The brainless should not be in banking -- Willem Buiter
by Carrie (migeru at eurotrib dot com) on Mon Apr 26th, 2010 at 05:42:10 PM EST
[ Parent ]
But due diligence is not what rating agencies do.  It's what investors are supposed to do. Rating agencies are just supposed to predict the odds of default relative to alternative investments, assuming that what they've been informed about underlying collateral is true, which is just one piece of due diligence that a responsible investor is supposed to take into account.  
by santiago on Tue Apr 27th, 2010 at 10:37:23 AM EST
[ Parent ]
But due diligence is not what rating agencies do.

Well, that's quite clearly true.

Whether they should have been doing it is, hopefully, something that will be decided in the course of a fair an honest criminal trial.

Rating agencies are just supposed to predict the odds of default relative to alternative investments, assuming that what they've been informed about underlying collateral is true,

Then rating agencies are worth fuck all, if you'll excuse my French.

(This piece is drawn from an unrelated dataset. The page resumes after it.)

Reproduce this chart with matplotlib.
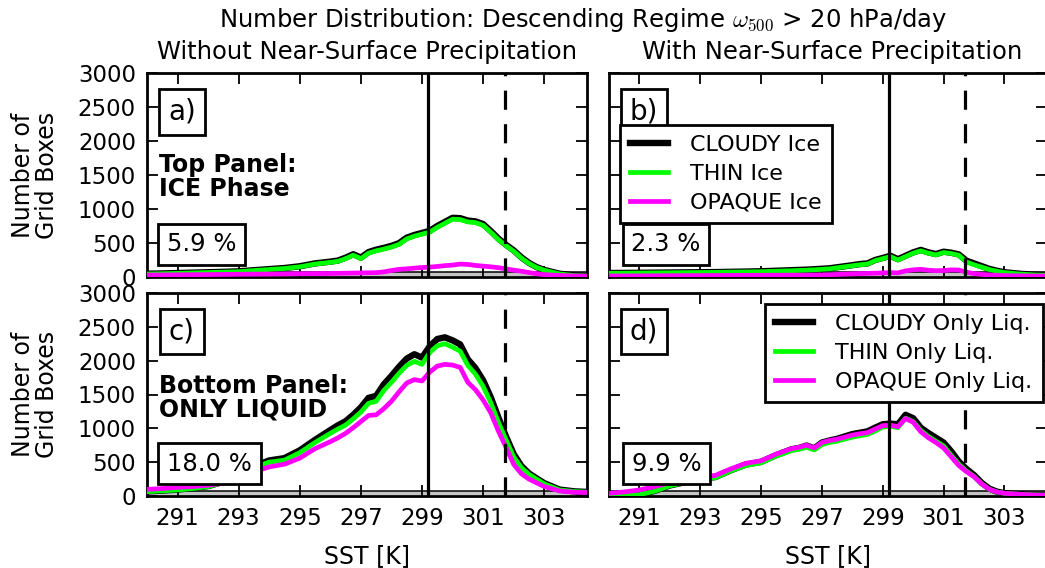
import matplotlib
matplotlib.use('Agg')
import matplotlib.pyplot as plt

plt.rcParams['font.family'] = ['DejaVu Sans']
plt.rcParams['mathtext.fontset'] = 'cm'

# SST bins [K]
sst = [290, 290.5, 291, 291.5, 292, 292.5, 293, 293.5, 294, 294.5, 295, 295.5, 296,
       296.25, 296.5, 296.75, 297, 297.25, 297.5, 297.75, 298, 298.25, 298.5, 298.75,
       299, 299.25, 299.5, 299.75, 300, 300.25, 300.5, 300.75, 301, 301.25, 301.5,
       301.75, 302, 302.25, 302.5, 302.75, 303, 303.5, 304, 304.5]

# a) ice phase, without near-surface precipitation
a_cloudy = [48, 52, 58, 64, 70, 76, 83, 100, 116, 132, 158, 200, 226,
            242, 284, 335, 285, 366, 402, 428, 458, 498, 578, 618, 648, 678, 750, 810,
            870, 865, 830, 818, 778, 676, 565, 474, 392, 290, 208, 146, 104, 48, 22, 13]
a_thin = [44, 48, 54, 60, 66, 72, 78, 95, 110, 125, 150, 190, 215,
          230, 270, 320, 270, 350, 385, 410, 440, 480, 560, 600, 630, 660, 730, 790,
          850, 845, 810, 800, 760, 660, 550, 460, 380, 280, 200, 140, 100, 45, 20, 12]
a_opaque = [29, 30, 32, 34, 36, 38, 40, 42, 43, 45, 48, 50, 52,
            54, 56, 58, 60, 62, 64, 75, 95, 113, 120, 130, 140, 145, 155, 167,
            175, 190, 185, 170, 160, 150, 137, 120, 100, 85, 65, 48, 35, 22, 15, 12]

# b) ice phase, with near-surface precipitation
b_cloudy = [58, 60, 62, 64, 66, 68, 70, 72, 76, 80, 84, 92, 100,
            104, 108, 114, 121, 128, 143, 158, 174, 190, 200, 250, 280, 312, 262, 312,
            362, 398, 362, 337, 372, 357, 332, 240, 200, 160, 120, 92, 70, 48, 32, 26]
b_thin = [54, 56, 58, 60, 62, 64, 66, 68, 72, 75, 78, 85, 92,
          96, 100, 106, 113, 120, 135, 150, 165, 180, 190, 240, 270, 300, 250, 300,
          350, 385, 350, 325, 360, 345, 320, 220, 180, 145, 110, 85, 65, 44, 30, 25]
b_opaque = [15, 16, 17, 18, 19, 20, 21, 22, 23, 24, 25, 26, 27,
            27, 28, 28, 29, 33, 38, 42, 46, 50, 53, 56, 60, 65, 60, 90,
            105, 113, 100, 92, 95, 105, 103, 70, 50, 38, 30, 25, 20, 17, 15, 15]

# c) only liquid, without near-surface precipitation
c_cloudy = [68, 80, 95, 117, 146, 210, 305, 440, 525, 560, 675, 830, 975,
            1045, 1105, 1200, 1310, 1450, 1480, 1650, 1775, 1910, 2030, 2095,
            2045, 2210, 2320, 2345, 2300, 2240, 2020, 1890, 1710, 1460, 1160,
            880, 620, 445, 335, 260, 190, 95, 68, 58]
c_thin = [64, 75, 89, 110, 138, 200, 290, 420, 500, 530, 640, 790, 926,
          990, 1049, 1140, 1240, 1370, 1400, 1560, 1680, 1813, 1930, 1990,
          1945, 2120, 2220, 2250, 2200, 2140, 1930, 1800, 1620, 1380, 1090,
          830, 580, 420, 320, 250, 180, 90, 65, 55]
c_opaque = [98, 110, 128, 140, 158, 190, 250, 360, 430, 470, 560, 700, 803,
            860, 926, 1010, 1100, 1190, 1200, 1290, 1400, 1540, 1670, 1720,
            1700, 1830, 1920, 1945, 1935, 1900, 1680, 1570, 1420, 1230, 960,
            720, 470, 330, 250, 195, 140, 75, 55, 50]

# d) only liquid, with near-surface precipitation
d_cloudy = [25, 20, 25, 75, 155, 205, 255, 280, 380, 465, 505, 605, 690,
            710, 745, 705, 790, 820, 845, 880, 915, 935, 955, 1010, 1060, 1070,
            1060, 1200, 1150, 1010, 930, 860, 790, 660, 510, 400, 310, 195, 110,
            65, 42, 25, 15, 12]
d_thin = [20, 15, 20, 70, 150, 200, 250, 270, 370, 450, 490, 590, 670,
          690, 720, 680, 760, 790, 810, 840, 870, 890, 910, 960, 1020, 1030,
          1010, 1150, 1100, 970, 880, 810, 740, 600, 470, 370, 290, 180, 100,
          60, 40, 25, 15, 12]
d_opaque = [39, 60, 89, 140, 195, 240, 280, 305, 400, 483, 520, 620, 700,
            720, 750, 710, 790, 820, 840, 870, 900, 920, 937, 990, 1040, 1045,
            1025, 1145, 1090, 950, 860, 790, 710, 580, 450, 360, 286, 180, 100,
            60, 40, 25, 15, 12]

ice_labels = ["CLOUDY Ice", "THIN Ice", "OPAQUE Ice"]
liq_labels = ["CLOUDY Only Liq.", "THIN Only Liq.", "OPAQUE Only Liq."]
fractions = ["5.9 %", "2.3 %", "18.0 %", "9.9 %"]
panel_tags = ["a)", "b)", "c)", "d)"]

sst_ascent = 299.2   # solid line
sst_thresh = 301.7   # dashed line

colors = ['black', '#00ff00', '#ff00ff']
widths = [4.6, 3.4, 3.4]

fig = plt.figure(figsize=(10.45, 5.68), dpi=100)
W, H = 1045.0, 568.0


def box_axes(left, top, right, bottom):
    return fig.add_axes([left / W, 1 - bottom / H, (right - left) / W, (bottom - top) / H])


ax_a = box_axes(147, 73, 587, 277)
ax_b = box_axes(609, 73, 1047, 277)
ax_c = box_axes(147, 293, 587, 496)
ax_d = box_axes(609, 293, 1047, 496)

panels = [
    (ax_a, [a_cloudy, a_thin, a_opaque], ice_labels),
    (ax_b, [b_cloudy, b_thin, b_opaque], ice_labels),
    (ax_c, [c_cloudy, c_thin, c_opaque], liq_labels),
    (ax_d, [d_cloudy, d_thin, d_opaque], liq_labels),
]

for i, (ax, series, labels) in enumerate(panels):
    ax.axhline(40, color='#c4c4c4', lw=2.8, zorder=1)
    ax.axhline(75, color='black', lw=1.1, zorder=1)
    for vals, col, lw, lab in zip(series, colors, widths, labels):
        ax.plot(sst, vals, color=col, lw=lw, label=lab, solid_joinstyle='round', zorder=3)
    ax.axvline(sst_ascent, color='black', lw=2.3, zorder=4)
    ax.axvline(sst_thresh, color='black', lw=2.3, dashes=(6, 4.5), zorder=4)

    ax.set_xlim(290, 304.4)
    ax.set_ylim(0, 3000)
    ax.set_xticks(range(291, 304, 2))
    ax.set_yticks(range(0, 3001, 500))
    ax.tick_params(direction='in', length=8, width=1.3, top=True, right=True,
                   labelsize=16.5, pad=8)
    for sp in ax.spines.values():
        sp.set_linewidth(2)

    ax.text(0.079, 0.81, panel_tags[i], transform=ax.transAxes, fontsize=20,
            ha='center', va='center', zorder=5,
            bbox=dict(boxstyle='square,pad=0.32', fc='white', ec='black', lw=2))
    fx = [0.124, 0.13, 0.142, 0.132][i]
    ax.text(fx, 0.16, fractions[i], transform=ax.transAxes, fontsize=17.5,
            ha='center', va='center', zorder=5,
            bbox=dict(boxstyle='square,pad=0.36', fc='white', ec='black', lw=2))

ax_a.text(0.027, 0.488, "Top Panel:\nICE Phase", transform=ax_a.transAxes,
          fontsize=17, fontweight='bold', ha='left', va='center', linespacing=1.0)
ax_c.text(0.027, 0.485, "Bottom Panel:\nONLY LIQUID", transform=ax_c.transAxes,
          fontsize=17, fontweight='bold', ha='left', va='center', linespacing=1.0)

leg_kw = dict(fontsize=16, fancybox=False, edgecolor='black', framealpha=1,
              handlelength=1.7, handletextpad=1.0, labelspacing=0.4, borderpad=0.45,
              borderaxespad=0)
lb = ax_b.legend(loc='upper left', bbox_to_anchor=(0.025, 0.745), **leg_kw)
lb.get_frame().set_linewidth(2)
lb.set_zorder(10)
ld = ax_d.legend(loc='upper right', bbox_to_anchor=(0.99, 0.946), **leg_kw)
ld.get_frame().set_linewidth(2)
ld.set_zorder(10)

ax_a.tick_params(labelbottom=False)
ax_b.tick_params(labelbottom=False, labelleft=False)
ax_d.tick_params(labelleft=False)

for ax in (ax_c, ax_d):
    ax.set_xlabel("SST [K]", fontsize=17, labelpad=10)

for yc in (175, 394.5):
    fig.text(35 / W, 1 - yc / H, "Number of\nGrid Boxes", rotation=90, fontsize=17,
             ha='center', va='center', linespacing=0.95)

fig.text(367 / W, 1 - 52 / H, "Without Near-Surface Precipitation", fontsize=17.5,
         ha='center', va='center')
fig.text(832 / W, 1 - 52 / H, "With Near-Surface Precipitation", fontsize=17.5,
         ha='center', va='center')
fig.text(583 / W, 1 - 20 / H,
         r"Number Distribution: Descending Regime $\omega_{500}$ > 20 hPa/day",
         fontsize=17.5, ha='center', va='center')

fig.savefig('out.png', dpi=100)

You need to see the underlying data to determine whether it is plausible. If the rating agencies are permitted to take the truth of the underlying data as read, then the investor still has to perform an independent analysis of the data. And once you're looking at the data yourself anyway, you might as well run the full battery of tests.

- Jake

Friends come and go. Enemies accumulate.

by JakeS (JangoSierra 'at' gmail 'dot' com) on Tue Apr 27th, 2010 at 10:43:15 AM EST
[ Parent ]
I agree completely. Rating agencies aren't worth much by themselves, so the idea propogated in Basel or in current policy reforms that we can regulate risk by fixing it somehow to the judgments of analysts at leading rating agencies is inherently flawed. Basic due diligence means that investors themselves should have their own look a things before they buy, regardless of what third party bookmakers might opine about odds.
by santiago on Tue Apr 27th, 2010 at 11:22:11 AM EST
[ Parent ]
To clarify, rating agencies are supposed to provide independent analysis of risk in order to solve the problem of people misrepresenting to others what their own data mean by creating a common means of comparison. They are supposed to prevent people from lying in the interpretation of data, not prevent people from actually lying about the data themselves.  Stopping people from cooking the books is what auditors and other regulators do. But cooking the books is not what is given as the cause of the Great Recession -- bad and biased interpretation of the real risks of failure are.  It's the risk ratings that failed, not the auditors.